#### Raw data
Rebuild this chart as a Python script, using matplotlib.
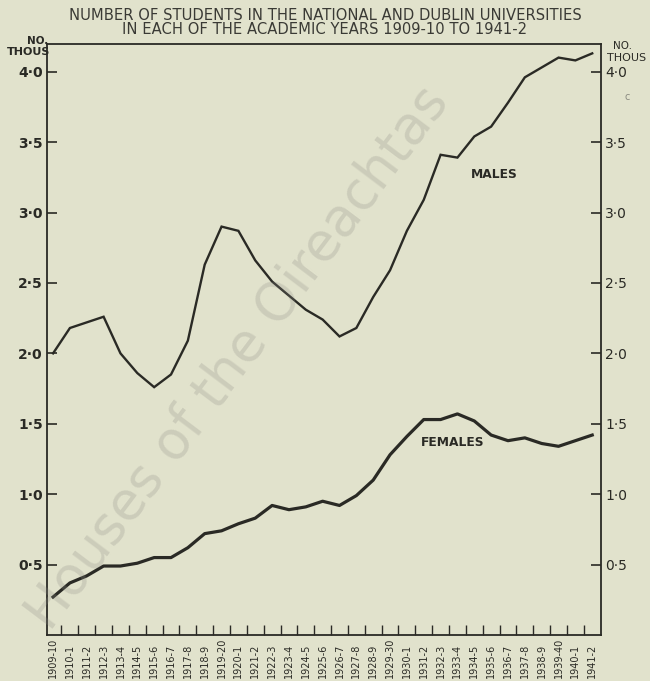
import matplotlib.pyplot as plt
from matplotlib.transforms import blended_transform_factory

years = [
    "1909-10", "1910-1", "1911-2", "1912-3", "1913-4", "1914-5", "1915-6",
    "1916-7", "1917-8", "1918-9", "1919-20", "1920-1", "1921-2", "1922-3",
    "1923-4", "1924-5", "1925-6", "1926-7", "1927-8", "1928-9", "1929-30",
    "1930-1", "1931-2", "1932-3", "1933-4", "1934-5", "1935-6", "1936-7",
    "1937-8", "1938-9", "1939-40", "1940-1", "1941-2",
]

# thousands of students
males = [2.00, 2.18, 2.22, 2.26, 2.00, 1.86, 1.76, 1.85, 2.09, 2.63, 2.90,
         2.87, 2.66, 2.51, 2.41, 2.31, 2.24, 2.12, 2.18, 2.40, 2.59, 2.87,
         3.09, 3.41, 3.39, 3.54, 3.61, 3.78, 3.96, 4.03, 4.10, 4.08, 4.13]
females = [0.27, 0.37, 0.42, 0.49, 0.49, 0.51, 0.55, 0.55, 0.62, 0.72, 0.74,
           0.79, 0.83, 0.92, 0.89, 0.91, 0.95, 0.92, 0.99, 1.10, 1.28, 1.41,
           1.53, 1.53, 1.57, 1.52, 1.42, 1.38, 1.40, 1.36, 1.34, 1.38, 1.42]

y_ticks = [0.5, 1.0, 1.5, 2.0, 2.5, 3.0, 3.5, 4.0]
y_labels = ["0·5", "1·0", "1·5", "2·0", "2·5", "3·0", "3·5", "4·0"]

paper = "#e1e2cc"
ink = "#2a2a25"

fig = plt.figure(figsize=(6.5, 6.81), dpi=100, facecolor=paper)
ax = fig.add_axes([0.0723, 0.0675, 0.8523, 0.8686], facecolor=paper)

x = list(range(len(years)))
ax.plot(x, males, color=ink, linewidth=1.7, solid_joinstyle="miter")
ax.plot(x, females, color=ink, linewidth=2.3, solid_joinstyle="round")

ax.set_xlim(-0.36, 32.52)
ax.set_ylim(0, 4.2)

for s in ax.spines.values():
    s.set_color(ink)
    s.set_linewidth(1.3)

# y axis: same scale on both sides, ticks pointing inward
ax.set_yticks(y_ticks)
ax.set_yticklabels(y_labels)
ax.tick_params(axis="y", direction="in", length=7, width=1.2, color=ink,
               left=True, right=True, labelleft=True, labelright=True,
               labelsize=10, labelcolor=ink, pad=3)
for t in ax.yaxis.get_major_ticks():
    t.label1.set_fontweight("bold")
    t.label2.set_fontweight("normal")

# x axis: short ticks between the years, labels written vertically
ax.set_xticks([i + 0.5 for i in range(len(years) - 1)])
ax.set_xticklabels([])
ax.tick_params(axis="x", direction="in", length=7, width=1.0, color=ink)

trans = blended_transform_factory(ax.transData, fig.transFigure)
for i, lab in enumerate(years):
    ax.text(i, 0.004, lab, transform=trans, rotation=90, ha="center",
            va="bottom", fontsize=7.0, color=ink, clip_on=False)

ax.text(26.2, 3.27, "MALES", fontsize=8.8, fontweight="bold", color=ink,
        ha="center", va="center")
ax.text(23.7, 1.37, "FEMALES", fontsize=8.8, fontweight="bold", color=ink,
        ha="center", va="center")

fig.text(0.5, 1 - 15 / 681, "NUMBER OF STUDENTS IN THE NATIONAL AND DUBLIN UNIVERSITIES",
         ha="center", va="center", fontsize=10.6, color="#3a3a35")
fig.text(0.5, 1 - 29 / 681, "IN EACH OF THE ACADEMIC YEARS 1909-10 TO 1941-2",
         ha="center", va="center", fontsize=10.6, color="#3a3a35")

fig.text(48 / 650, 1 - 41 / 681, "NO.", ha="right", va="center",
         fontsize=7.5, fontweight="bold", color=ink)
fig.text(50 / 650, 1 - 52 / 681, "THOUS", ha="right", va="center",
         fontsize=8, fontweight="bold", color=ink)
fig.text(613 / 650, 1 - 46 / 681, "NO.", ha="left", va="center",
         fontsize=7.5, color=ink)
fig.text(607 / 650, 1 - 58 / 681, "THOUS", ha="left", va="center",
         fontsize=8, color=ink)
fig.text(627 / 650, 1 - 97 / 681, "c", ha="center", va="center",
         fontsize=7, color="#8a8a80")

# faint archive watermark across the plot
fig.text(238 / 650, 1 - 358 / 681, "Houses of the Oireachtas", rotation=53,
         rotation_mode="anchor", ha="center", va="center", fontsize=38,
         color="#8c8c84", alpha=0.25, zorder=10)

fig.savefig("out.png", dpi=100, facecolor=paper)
########
Return each line of the data, keeping its wording exact and omitting pictures.

> [Answer to the exercise]
Rebuild this chart as a Python script, using matplotlib.
import matplotlib.pyplot as plt
from matplotlib.transforms import blended_transform_factory

years = [
    "1909-10", "1910-1", "1911-2", "1912-3", "1913-4", "1914-5", "1915-6",
    "1916-7", "1917-8", "1918-9", "1919-20", "1920-1", "1921-2", "1922-3",
    "1923-4", "1924-5", "1925-6", "1926-7", "1927-8", "1928-9", "1929-30",
    "1930-1", "1931-2", "1932-3", "1933-4", "1934-5", "1935-6", "1936-7",
    "1937-8", "1938-9", "1939-40", "1940-1", "1941-2",
]

# thousands of students
males = [2.00, 2.18, 2.22, 2.26, 2.00, 1.86, 1.76, 1.85, 2.09, 2.63, 2.90,
         2.87, 2.66, 2.51, 2.41, 2.31, 2.24, 2.12, 2.18, 2.40, 2.59, 2.87,
         3.09, 3.41, 3.39, 3.54, 3.61, 3.78, 3.96, 4.03, 4.10, 4.08, 4.13]
females = [0.27, 0.37, 0.42, 0.49, 0.49, 0.51, 0.55, 0.55, 0.62, 0.72, 0.74,
           0.79, 0.83, 0.92, 0.89, 0.91, 0.95, 0.92, 0.99, 1.10, 1.28, 1.41,
           1.53, 1.53, 1.57, 1.52, 1.42, 1.38, 1.40, 1.36, 1.34, 1.38, 1.42]

y_ticks = [0.5, 1.0, 1.5, 2.0, 2.5, 3.0, 3.5, 4.0]
y_labels = ["0·5", "1·0", "1·5", "2·0", "2·5", "3·0", "3·5", "4·0"]

paper = "#e1e2cc"
ink = "#2a2a25"

fig = plt.figure(figsize=(6.5, 6.81), dpi=100, facecolor=paper)
ax = fig.add_axes([0.0723, 0.0675, 0.8523, 0.8686], facecolor=paper)

x = list(range(len(years)))
ax.plot(x, males, color=ink, linewidth=1.7, solid_joinstyle="miter")
ax.plot(x, females, color=ink, linewidth=2.3, solid_joinstyle="round")

ax.set_xlim(-0.36, 32.52)
ax.set_ylim(0, 4.2)

for s in ax.spines.values():
    s.set_color(ink)
    s.set_linewidth(1.3)

# y axis: same scale on both sides, ticks pointing inward
ax.set_yticks(y_ticks)
ax.set_yticklabels(y_labels)
ax.tick_params(axis="y", direction="in", length=7, width=1.2, color=ink,
               left=True, right=True, labelleft=True, labelright=True,
               labelsize=10, labelcolor=ink, pad=3)
for t in ax.yaxis.get_major_ticks():
    t.label1.set_fontweight("bold")
    t.label2.set_fontweight("normal")

# x axis: short ticks between the years, labels written vertically
ax.set_xticks([i + 0.5 for i in range(len(years) - 1)])
ax.set_xticklabels([])
ax.tick_params(axis="x", direction="in", length=7, width=1.0, color=ink)

trans = blended_transform_factory(ax.transData, fig.transFigure)
for i, lab in enumerate(years):
    ax.text(i, 0.004, lab, transform=trans, rotation=90, ha="center",
            va="bottom", fontsize=7.0, color=ink, clip_on=False)

ax.text(26.2, 3.27, "MALES", fontsize=8.8, fontweight="bold", color=ink,
        ha="center", va="center")
ax.text(23.7, 1.37, "FEMALES", fontsize=8.8, fontweight="bold", color=ink,
        ha="center", va="center")

fig.text(0.5, 1 - 15 / 681, "NUMBER OF STUDENTS IN THE NATIONAL AND DUBLIN UNIVERSITIES",
         ha="center", va="center", fontsize=10.6, color="#3a3a35")
fig.text(0.5, 1 - 29 / 681, "IN EACH OF THE ACADEMIC YEARS 1909-10 TO 1941-2",
         ha="center", va="center", fontsize=10.6, color="#3a3a35")

fig.text(48 / 650, 1 - 41 / 681, "NO.", ha="right", va="center",
         fontsize=7.5, fontweight="bold", color=ink)
fig.text(50 / 650, 1 - 52 / 681, "THOUS", ha="right", va="center",
         fontsize=8, fontweight="bold", color=ink)
fig.text(613 / 650, 1 - 46 / 681, "NO.", ha="left", va="center",
         fontsize=7.5, color=ink)
fig.text(607 / 650, 1 - 58 / 681, "THOUS", ha="left", va="center",
         fontsize=8, color=ink)
fig.text(627 / 650, 1 - 97 / 681, "c", ha="center", va="center",
         fontsize=7, color="#8a8a80")

# faint archive watermark across the plot
fig.text(238 / 650, 1 - 358 / 681, "Houses of the Oireachtas", rotation=53,
         rotation_mode="anchor", ha="center", va="center", fontsize=38,
         color="#8c8c84", alpha=0.25, zorder=10)

fig.savefig("out.png", dpi=100, facecolor=paper)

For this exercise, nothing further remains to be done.